(Source code of charts)
▼▼▼

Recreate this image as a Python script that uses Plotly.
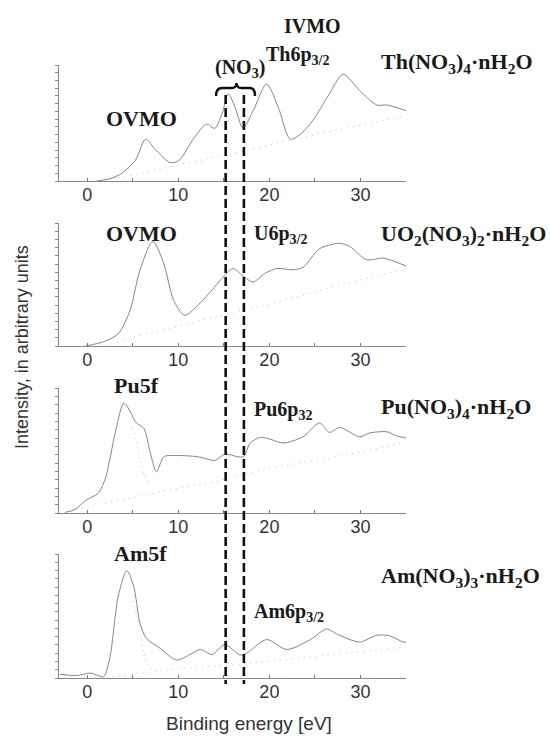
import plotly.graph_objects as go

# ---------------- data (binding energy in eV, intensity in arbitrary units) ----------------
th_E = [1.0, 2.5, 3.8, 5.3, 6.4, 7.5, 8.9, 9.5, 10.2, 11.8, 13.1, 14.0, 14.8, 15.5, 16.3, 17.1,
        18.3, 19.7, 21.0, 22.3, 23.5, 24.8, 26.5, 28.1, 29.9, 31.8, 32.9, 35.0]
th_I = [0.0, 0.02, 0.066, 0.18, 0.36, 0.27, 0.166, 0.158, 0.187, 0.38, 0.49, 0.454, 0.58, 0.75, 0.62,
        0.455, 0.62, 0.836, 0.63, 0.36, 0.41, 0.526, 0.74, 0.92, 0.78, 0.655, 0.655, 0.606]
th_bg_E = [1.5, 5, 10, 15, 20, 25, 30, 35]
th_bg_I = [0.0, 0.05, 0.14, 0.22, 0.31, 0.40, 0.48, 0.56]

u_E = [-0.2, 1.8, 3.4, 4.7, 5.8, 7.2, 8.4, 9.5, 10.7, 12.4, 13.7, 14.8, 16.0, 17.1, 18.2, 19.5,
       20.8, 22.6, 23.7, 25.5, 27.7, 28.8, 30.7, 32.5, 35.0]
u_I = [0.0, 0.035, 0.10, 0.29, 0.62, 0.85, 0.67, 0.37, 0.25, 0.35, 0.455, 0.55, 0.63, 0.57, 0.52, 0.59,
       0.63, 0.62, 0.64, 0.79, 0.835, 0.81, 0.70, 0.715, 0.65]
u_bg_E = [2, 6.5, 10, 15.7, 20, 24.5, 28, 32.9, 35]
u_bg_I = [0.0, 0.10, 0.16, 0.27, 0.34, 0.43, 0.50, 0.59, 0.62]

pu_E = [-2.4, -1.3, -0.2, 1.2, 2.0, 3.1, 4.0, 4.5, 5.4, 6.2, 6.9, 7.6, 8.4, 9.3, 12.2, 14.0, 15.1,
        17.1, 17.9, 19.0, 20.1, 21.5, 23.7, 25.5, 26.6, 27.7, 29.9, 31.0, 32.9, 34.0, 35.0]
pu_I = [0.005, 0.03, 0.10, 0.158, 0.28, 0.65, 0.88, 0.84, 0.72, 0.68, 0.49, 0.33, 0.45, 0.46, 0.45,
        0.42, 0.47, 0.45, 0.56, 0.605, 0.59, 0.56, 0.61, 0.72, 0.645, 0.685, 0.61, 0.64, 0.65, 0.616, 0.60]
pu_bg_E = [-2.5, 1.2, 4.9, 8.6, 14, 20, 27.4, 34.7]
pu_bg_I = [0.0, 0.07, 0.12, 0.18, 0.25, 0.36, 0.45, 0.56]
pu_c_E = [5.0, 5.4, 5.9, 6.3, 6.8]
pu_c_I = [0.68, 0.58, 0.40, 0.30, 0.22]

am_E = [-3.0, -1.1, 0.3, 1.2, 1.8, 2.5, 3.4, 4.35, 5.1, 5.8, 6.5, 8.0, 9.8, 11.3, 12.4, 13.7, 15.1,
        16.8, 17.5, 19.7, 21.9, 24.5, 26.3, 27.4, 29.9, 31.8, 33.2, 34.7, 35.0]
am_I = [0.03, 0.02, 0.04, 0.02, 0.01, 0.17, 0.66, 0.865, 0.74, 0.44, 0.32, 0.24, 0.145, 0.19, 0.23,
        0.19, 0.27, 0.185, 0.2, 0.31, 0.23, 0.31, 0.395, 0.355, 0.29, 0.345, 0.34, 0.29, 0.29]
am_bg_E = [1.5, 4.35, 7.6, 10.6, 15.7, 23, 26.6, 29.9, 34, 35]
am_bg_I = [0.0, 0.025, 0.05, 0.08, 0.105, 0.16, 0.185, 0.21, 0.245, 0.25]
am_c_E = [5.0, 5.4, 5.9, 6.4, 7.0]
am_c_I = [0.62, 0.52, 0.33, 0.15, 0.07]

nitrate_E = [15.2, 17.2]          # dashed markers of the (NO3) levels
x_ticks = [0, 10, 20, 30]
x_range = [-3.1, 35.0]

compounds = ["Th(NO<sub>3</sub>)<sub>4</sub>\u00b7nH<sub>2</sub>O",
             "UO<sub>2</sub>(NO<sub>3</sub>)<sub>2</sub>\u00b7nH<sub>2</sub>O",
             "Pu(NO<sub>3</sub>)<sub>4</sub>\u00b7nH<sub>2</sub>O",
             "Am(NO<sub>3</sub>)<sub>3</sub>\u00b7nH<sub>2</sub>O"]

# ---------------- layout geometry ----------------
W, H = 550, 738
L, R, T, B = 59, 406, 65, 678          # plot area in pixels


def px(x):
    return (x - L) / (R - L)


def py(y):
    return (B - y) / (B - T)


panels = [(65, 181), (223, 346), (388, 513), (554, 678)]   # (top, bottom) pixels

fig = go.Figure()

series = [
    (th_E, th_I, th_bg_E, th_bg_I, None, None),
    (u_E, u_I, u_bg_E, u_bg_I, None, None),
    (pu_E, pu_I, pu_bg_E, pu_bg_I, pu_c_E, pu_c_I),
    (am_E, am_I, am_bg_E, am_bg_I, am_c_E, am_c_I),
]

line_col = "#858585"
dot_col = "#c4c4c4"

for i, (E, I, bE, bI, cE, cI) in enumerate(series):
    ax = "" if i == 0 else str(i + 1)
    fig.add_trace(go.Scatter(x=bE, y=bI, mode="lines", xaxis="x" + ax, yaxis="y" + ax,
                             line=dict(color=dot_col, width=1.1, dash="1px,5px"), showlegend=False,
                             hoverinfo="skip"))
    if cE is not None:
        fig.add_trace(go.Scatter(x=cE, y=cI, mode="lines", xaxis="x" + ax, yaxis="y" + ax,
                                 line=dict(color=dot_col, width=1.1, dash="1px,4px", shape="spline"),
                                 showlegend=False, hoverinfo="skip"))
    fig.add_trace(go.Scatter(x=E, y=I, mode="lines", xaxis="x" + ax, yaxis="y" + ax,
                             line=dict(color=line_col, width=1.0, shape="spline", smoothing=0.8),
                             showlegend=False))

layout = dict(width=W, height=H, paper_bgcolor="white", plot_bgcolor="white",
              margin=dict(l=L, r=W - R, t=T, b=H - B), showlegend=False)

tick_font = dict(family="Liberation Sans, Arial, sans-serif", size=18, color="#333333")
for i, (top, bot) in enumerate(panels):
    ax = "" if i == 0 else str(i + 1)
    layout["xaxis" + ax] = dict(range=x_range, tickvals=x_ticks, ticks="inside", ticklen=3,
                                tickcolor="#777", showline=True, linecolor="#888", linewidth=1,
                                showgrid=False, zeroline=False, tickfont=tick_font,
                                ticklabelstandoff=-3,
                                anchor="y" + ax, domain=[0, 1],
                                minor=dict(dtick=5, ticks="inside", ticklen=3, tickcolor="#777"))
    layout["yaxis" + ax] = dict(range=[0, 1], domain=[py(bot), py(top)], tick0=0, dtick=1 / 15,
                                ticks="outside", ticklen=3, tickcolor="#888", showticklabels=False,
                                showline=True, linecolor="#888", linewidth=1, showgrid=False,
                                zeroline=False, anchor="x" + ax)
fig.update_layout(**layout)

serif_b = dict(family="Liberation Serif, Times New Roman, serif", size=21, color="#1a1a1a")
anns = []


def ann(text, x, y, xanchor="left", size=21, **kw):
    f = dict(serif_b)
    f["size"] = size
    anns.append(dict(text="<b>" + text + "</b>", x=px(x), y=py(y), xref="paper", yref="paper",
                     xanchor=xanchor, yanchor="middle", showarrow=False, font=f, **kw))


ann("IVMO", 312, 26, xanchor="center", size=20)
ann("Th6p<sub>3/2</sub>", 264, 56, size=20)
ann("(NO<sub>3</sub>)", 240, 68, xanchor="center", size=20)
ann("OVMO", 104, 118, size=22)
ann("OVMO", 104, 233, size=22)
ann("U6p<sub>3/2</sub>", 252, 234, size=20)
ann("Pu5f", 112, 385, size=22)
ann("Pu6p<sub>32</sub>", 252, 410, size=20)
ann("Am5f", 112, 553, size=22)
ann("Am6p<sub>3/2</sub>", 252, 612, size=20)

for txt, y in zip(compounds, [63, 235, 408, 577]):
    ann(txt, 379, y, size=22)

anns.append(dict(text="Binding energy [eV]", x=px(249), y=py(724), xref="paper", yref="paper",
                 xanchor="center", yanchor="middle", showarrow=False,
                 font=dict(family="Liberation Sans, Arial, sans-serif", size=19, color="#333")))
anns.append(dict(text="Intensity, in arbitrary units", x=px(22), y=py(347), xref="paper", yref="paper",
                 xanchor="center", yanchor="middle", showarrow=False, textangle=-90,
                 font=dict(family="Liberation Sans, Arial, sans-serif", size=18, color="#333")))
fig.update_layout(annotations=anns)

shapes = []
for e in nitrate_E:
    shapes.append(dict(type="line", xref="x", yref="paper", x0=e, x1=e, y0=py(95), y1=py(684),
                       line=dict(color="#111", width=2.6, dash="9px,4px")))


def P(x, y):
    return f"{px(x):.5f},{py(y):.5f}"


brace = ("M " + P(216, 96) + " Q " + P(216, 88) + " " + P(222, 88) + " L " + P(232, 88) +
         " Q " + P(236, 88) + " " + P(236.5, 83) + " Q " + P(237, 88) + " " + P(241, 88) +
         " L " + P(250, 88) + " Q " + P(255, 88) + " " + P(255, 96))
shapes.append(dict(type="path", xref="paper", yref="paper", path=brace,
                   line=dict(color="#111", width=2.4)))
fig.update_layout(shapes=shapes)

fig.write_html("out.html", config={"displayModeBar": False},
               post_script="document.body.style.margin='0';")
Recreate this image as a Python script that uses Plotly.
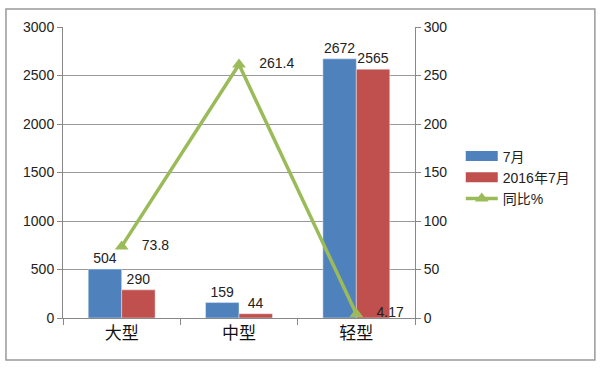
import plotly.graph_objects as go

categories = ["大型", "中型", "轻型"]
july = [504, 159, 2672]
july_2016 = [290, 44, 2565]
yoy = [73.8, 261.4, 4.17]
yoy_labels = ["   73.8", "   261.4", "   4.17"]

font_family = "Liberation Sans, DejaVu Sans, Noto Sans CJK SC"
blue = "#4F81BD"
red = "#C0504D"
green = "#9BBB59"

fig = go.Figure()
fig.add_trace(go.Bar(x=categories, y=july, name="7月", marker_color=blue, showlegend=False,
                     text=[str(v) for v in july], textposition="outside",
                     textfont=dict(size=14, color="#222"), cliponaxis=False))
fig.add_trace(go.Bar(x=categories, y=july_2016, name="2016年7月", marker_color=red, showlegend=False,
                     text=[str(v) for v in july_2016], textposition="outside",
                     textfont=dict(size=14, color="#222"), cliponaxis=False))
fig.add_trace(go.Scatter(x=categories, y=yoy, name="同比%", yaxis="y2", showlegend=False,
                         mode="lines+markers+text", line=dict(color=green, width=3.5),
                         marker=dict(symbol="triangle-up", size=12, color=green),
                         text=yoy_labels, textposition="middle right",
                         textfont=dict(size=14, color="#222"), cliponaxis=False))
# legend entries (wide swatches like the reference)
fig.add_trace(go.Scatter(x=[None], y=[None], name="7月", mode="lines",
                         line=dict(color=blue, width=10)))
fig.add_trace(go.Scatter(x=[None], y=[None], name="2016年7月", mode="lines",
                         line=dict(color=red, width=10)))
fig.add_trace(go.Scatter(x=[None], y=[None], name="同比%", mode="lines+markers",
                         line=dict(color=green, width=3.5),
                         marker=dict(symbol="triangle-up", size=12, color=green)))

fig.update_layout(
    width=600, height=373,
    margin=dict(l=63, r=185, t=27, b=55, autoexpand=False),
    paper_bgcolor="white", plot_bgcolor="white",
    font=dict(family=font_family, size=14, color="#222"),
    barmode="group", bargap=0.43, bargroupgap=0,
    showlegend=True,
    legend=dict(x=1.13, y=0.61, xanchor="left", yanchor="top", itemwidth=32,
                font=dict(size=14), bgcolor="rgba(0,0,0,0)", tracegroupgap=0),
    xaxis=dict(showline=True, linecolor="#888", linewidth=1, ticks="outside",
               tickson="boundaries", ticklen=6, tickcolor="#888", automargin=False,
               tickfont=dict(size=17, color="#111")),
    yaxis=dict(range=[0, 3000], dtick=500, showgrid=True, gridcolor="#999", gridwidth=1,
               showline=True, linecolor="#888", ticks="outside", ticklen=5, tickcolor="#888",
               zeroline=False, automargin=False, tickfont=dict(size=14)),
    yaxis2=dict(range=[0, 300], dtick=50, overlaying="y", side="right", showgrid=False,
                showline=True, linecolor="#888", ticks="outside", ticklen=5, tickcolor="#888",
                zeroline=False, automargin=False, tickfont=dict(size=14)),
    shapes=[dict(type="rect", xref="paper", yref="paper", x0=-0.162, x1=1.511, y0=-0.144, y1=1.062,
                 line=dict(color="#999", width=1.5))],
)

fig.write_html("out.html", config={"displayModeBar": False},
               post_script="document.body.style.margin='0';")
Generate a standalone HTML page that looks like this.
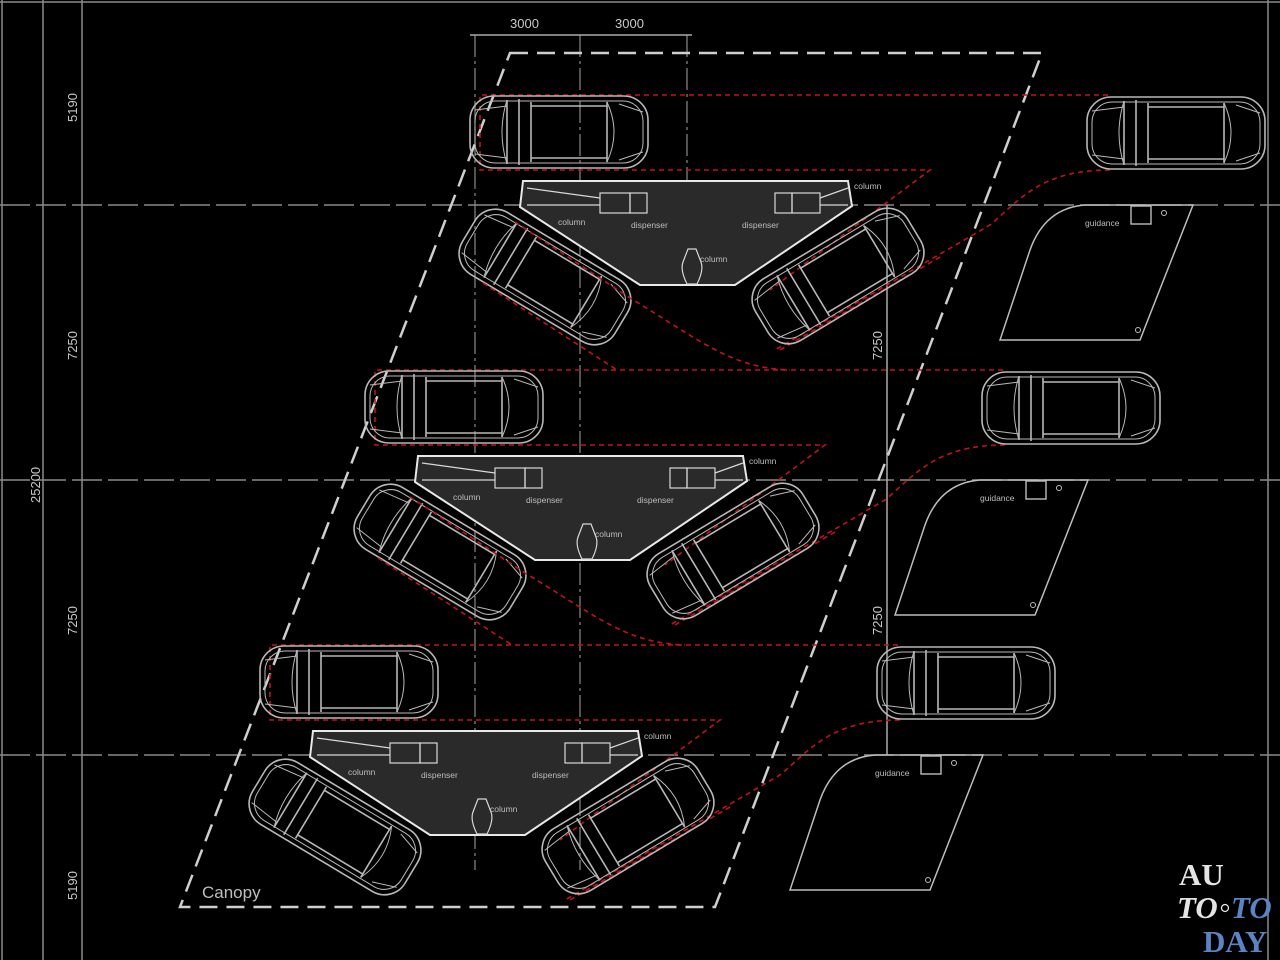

▲▲▲

_Exercise brief_
In the records above, find the line containing "pu_c_I = [0.68, 0.58, 0.40, 0.30, 0.22]" and output every line from the first through that one, exactly, omitting pictures.

_Exercise answer_
Recreate this image as a Python script that uses Plotly.
import plotly.graph_objects as go

# ---------------- data (binding energy in eV, intensity in arbitrary units) ----------------
th_E = [1.0, 2.5, 3.8, 5.3, 6.4, 7.5, 8.9, 9.5, 10.2, 11.8, 13.1, 14.0, 14.8, 15.5, 16.3, 17.1,
        18.3, 19.7, 21.0, 22.3, 23.5, 24.8, 26.5, 28.1, 29.9, 31.8, 32.9, 35.0]
th_I = [0.0, 0.02, 0.066, 0.18, 0.36, 0.27, 0.166, 0.158, 0.187, 0.38, 0.49, 0.454, 0.58, 0.75, 0.62,
        0.455, 0.62, 0.836, 0.63, 0.36, 0.41, 0.526, 0.74, 0.92, 0.78, 0.655, 0.655, 0.606]
th_bg_E = [1.5, 5, 10, 15, 20, 25, 30, 35]
th_bg_I = [0.0, 0.05, 0.14, 0.22, 0.31, 0.40, 0.48, 0.56]

u_E = [-0.2, 1.8, 3.4, 4.7, 5.8, 7.2, 8.4, 9.5, 10.7, 12.4, 13.7, 14.8, 16.0, 17.1, 18.2, 19.5,
       20.8, 22.6, 23.7, 25.5, 27.7, 28.8, 30.7, 32.5, 35.0]
u_I = [0.0, 0.035, 0.10, 0.29, 0.62, 0.85, 0.67, 0.37, 0.25, 0.35, 0.455, 0.55, 0.63, 0.57, 0.52, 0.59,
       0.63, 0.62, 0.64, 0.79, 0.835, 0.81, 0.70, 0.715, 0.65]
u_bg_E = [2, 6.5, 10, 15.7, 20, 24.5, 28, 32.9, 35]
u_bg_I = [0.0, 0.10, 0.16, 0.27, 0.34, 0.43, 0.50, 0.59, 0.62]

pu_E = [-2.4, -1.3, -0.2, 1.2, 2.0, 3.1, 4.0, 4.5, 5.4, 6.2, 6.9, 7.6, 8.4, 9.3, 12.2, 14.0, 15.1,
        17.1, 17.9, 19.0, 20.1, 21.5, 23.7, 25.5, 26.6, 27.7, 29.9, 31.0, 32.9, 34.0, 35.0]
pu_I = [0.005, 0.03, 0.10, 0.158, 0.28, 0.65, 0.88, 0.84, 0.72, 0.68, 0.49, 0.33, 0.45, 0.46, 0.45,
        0.42, 0.47, 0.45, 0.56, 0.605, 0.59, 0.56, 0.61, 0.72, 0.645, 0.685, 0.61, 0.64, 0.65, 0.616, 0.60]
pu_bg_E = [-2.5, 1.2, 4.9, 8.6, 14, 20, 27.4, 34.7]
pu_bg_I = [0.0, 0.07, 0.12, 0.18, 0.25, 0.36, 0.45, 0.56]
pu_c_E = [5.0, 5.4, 5.9, 6.3, 6.8]
pu_c_I = [0.68, 0.58, 0.40, 0.30, 0.22]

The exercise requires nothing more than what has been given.